В одной из статей, посвященных творчеству Гришковца, рецензент называет его драматургию антидепрессантом. Однако сам драматург несколько иначе смотрит на такую оценку своего творчества: «Терапевтической задачи точно нет, есть художественная задача. Она имеет другие цели. Но, тем не менее, люди радуются хотя бы тому, что во время концертов или спектаклей они не одиноки, потому что еще несколько сотен человек радуются тому же самому, чему и они. Они понимают, что у них есть какой-то общий опыт, общая жизнь, хотя все они разного возраста, разного достатка, разного образования.

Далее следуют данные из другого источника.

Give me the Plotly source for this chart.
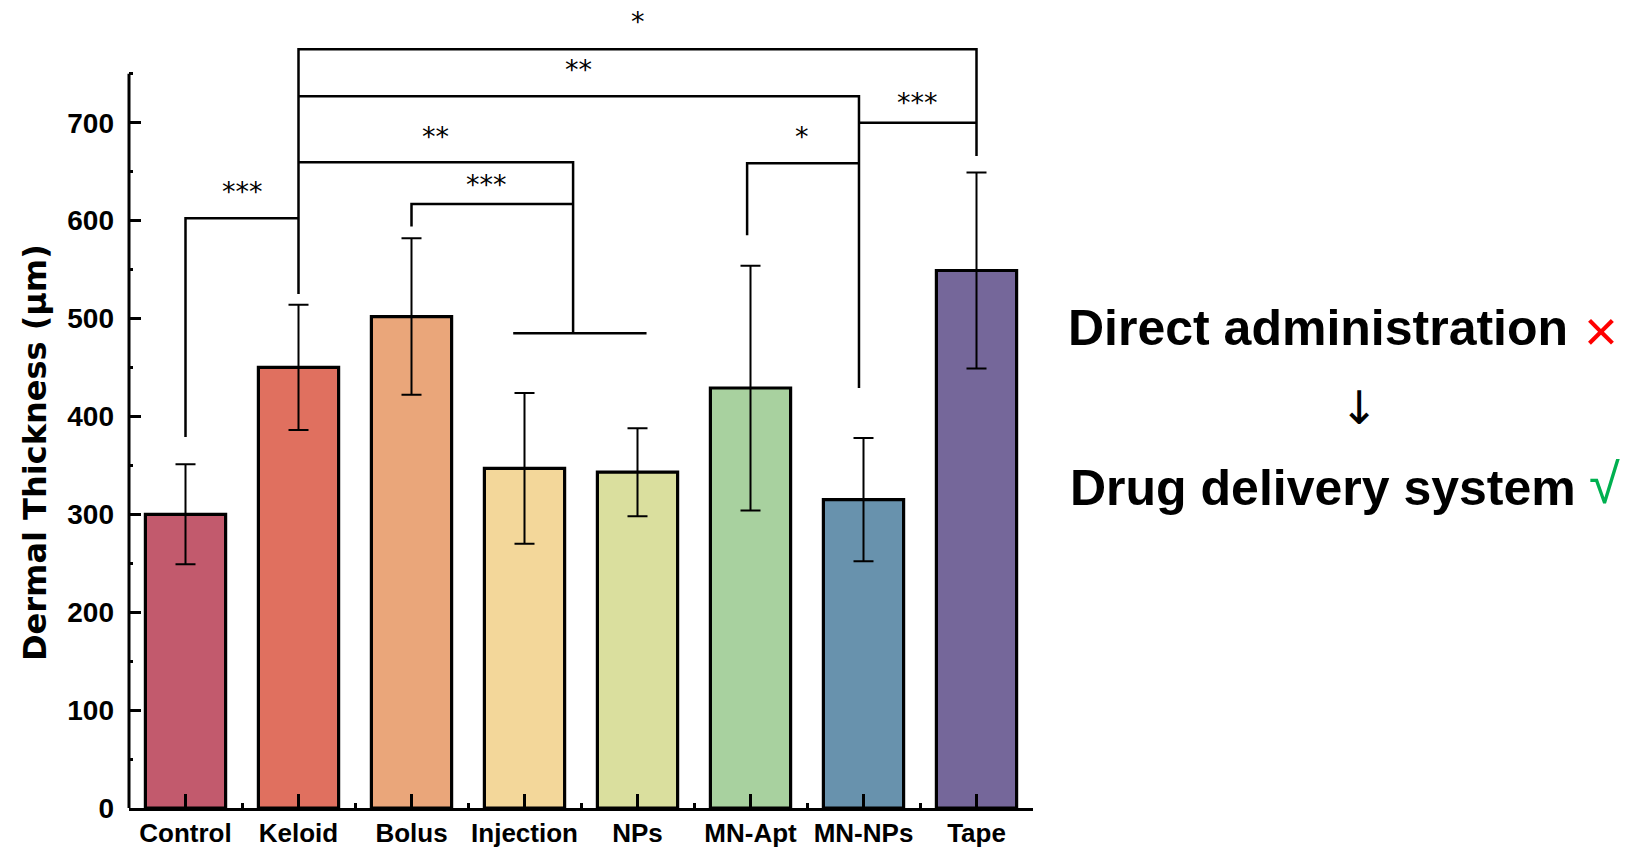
import plotly.graph_objects as go

# ---------------- data ----------------
categories = ["Control", "Keloid", "Bolus", "Injection", "NPs", "MN-Apt", "MN-NPs", "Tape"]
means = [300, 450, 502, 347, 343, 429, 315, 549]
errors = [51, 64, 80, 77, 45, 125, 63, 100]
bar_colors = ["#C25A6D", "#E0705F", "#EAA67A", "#F3D79A", "#DADF9E", "#A8D19F", "#6892AD", "#75679A"]

y_tickvals = [0, 100, 200, 300, 400, 500, 600, 700]
y_minor = [50, 150, 250, 350, 450, 550, 650, 750]
x_minor = [-0.5, 0.5, 1.5, 2.5, 3.5, 4.5, 5.5, 6.5, 7.5]

# significance brackets: polylines in (category index, value)
bracket_paths = [
    [(0, 379), (0, 602.5), (1, 602.5)],
    [(1, 525), (1, 775), (7, 775), (7, 666)],
    [(1, 727), (5.96, 727), (5.96, 429)],
    [(5.96, 700), (7, 700)],
    [(4.97, 585), (4.97, 658.5), (5.96, 658.5)],
    [(1, 659.5), (3.43, 659.5), (3.43, 485)],
    [(2, 594), (2, 617), (3.43, 617)],
    [(2.90, 485), (4.08, 485)],
]
star_labels = [
    (4.0, 805, "*"),
    (3.48, 756, "**"),
    (6.48, 723, "***"),
    (5.46, 688, "*"),
    (2.21, 688, "**"),
    (2.66, 639, "***"),
    (0.5, 632, "***"),
]

# ---------------- layout geometry ----------------
W, H = 1630, 851
ML, MR, MT, MB = 129, 597, 15, 43
PW, PH = W - ML - MR, H - MT - MB


def px2paper(px, py):
    return (px - ML) / PW, (H - MB - py) / PH


fig = go.Figure()

fig.add_trace(go.Bar(
    x=list(range(len(categories))), y=means, width=0.71,
    marker=dict(color=bar_colors, line=dict(color="black", width=3.2)),
    error_y=dict(type="data", array=errors, visible=True, color="black", thickness=2, width=10),
    showlegend=False, hoverinfo="skip",
))

bx, by = [], []
for path in bracket_paths:
    for (px_, py_) in path:
        bx.append(px_)
        by.append(py_)
    bx.append(None)
    by.append(None)
fig.add_trace(go.Scatter(x=bx, y=by, mode="lines", line=dict(color="black", width=2.5),
                         showlegend=False, hoverinfo="skip"))

annotations = []
for (sx, sy, st) in star_labels:
    annotations.append(dict(x=sx, y=sy, xref="x", yref="y", text=st, showarrow=False,
                            yshift=-2, font=dict(family="DejaVu Sans", size=27, color="black")))

# y-axis title
tx, ty = px2paper(35, 453)
annotations.append(dict(x=tx, y=ty, xref="paper", yref="paper", text="Dermal Thickness (μm)",
                        textangle=-90, showarrow=False, xanchor="center", yanchor="middle",
                        font=dict(family="DejaVu Sans", size=32, color="black", weight="bold")))

# right-hand text
fx, fy = px2paper(1066, 328)
annotations.append(dict(x=fx, y=fy, xref="paper", yref="paper", text="Direct administration",
                        showarrow=False, xanchor="left", yanchor="middle",
                        font=dict(family="Liberation Sans", size=50, color="black", weight="bold")))
cx, cy = px2paper(1601, 330)
annotations.append(dict(x=cx, y=cy, xref="paper", yref="paper", text="×",
                        showarrow=False, xanchor="center", yanchor="middle",
                        font=dict(family="Liberation Sans", size=58, color="#FF0000")))
ax_, ay_ = px2paper(1359, 408)
annotations.append(dict(x=ax_, y=ay_, xref="paper", yref="paper", text="↓",
                        showarrow=False, xanchor="center", yanchor="middle",
                        font=dict(family="DejaVu Sans", size=46, color="black")))
dx, dy = px2paper(1068, 488)
annotations.append(dict(x=dx, y=dy, xref="paper", yref="paper", text="Drug delivery system",
                        showarrow=False, xanchor="left", yanchor="middle",
                        font=dict(family="Liberation Sans", size=50, color="black", weight="bold")))
vx, vy = px2paper(1587, 483)
annotations.append(dict(x=vx, y=vy, xref="paper", yref="paper", text="√",
                        showarrow=False, xanchor="left", yanchor="middle",
                        font=dict(family="Liberation Sans", size=56, color="#00B050")))

fig.update_layout(
    width=W, height=H,
    margin=dict(l=ML, r=MR, t=MT, b=MB, pad=0),
    paper_bgcolor="white", plot_bgcolor="white",
    annotations=annotations,
    shapes=[dict(type="line", xref="paper", yref="y", x0=0, x1=0, y0=0, y1=750,
                 line=dict(color="black", width=3))],
    xaxis=dict(
        range=[-0.5, 7.5], showgrid=False, zeroline=False, automargin=False,
        showline=True, linecolor="black", linewidth=3,
        tickvals=list(range(len(categories))), ticktext=categories,
        ticks="inside", ticklen=14, tickwidth=3, tickcolor="black",
        minor=dict(tickvals=x_minor, ticks="inside", ticklen=5, tickwidth=3, tickcolor="black"),
        tickfont=dict(family="Liberation Sans", size=26, color="black", weight="bold"),
    ),
    yaxis=dict(
        range=[0, 810], showgrid=False, zeroline=False, showline=False, automargin=False,
        tickvals=y_tickvals, ticklabelstandoff=14,
        ticks="inside", ticklen=12, tickwidth=3, tickcolor="black",
        minor=dict(tickvals=y_minor, ticks="inside", ticklen=4, tickwidth=3, tickcolor="black"),
        tickfont=dict(family="Liberation Sans", size=28, color="black", weight="bold"),
    ),
)

fig.write_html("out.html", config={"displayModeBar": False},
               post_script="document.body.style.margin='0px';")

Люди знают одно и то же, переживали одно и то же, это дает ощущение «не одиночества». <…> Я этого не задумывал, но я не против».
Д. Быков отмечал, что Гришковец «вернул наше театральное искусство к его естественной задаче – к самовыражению». С одной стороны, это так – самовыражается искусство. А, с другой стороны, самовыражается человек – средненький, потерянный со своими воспоминаниями, притязаниями и мыслями: каждый второй узнает в нем самого себя. Один исследователь заметил, что «во время просмотра возникает чувство, что этот человек откуда-то всё про тебя выведал и вот рассказывает всей стране». Позволим себе согласиться с этим лишь отчасти: Гришковец рассказывает сокровенное каждому в отдельности и, обращая внимание на детали жизни, призывает отправиться на поиски «счастливого себя». Он утверждает, что жизнь сама по себе состоит из весьма крупных деталей, поэтому, чтобы разглядеть ее многообразие, нельзя оставаться близоруким.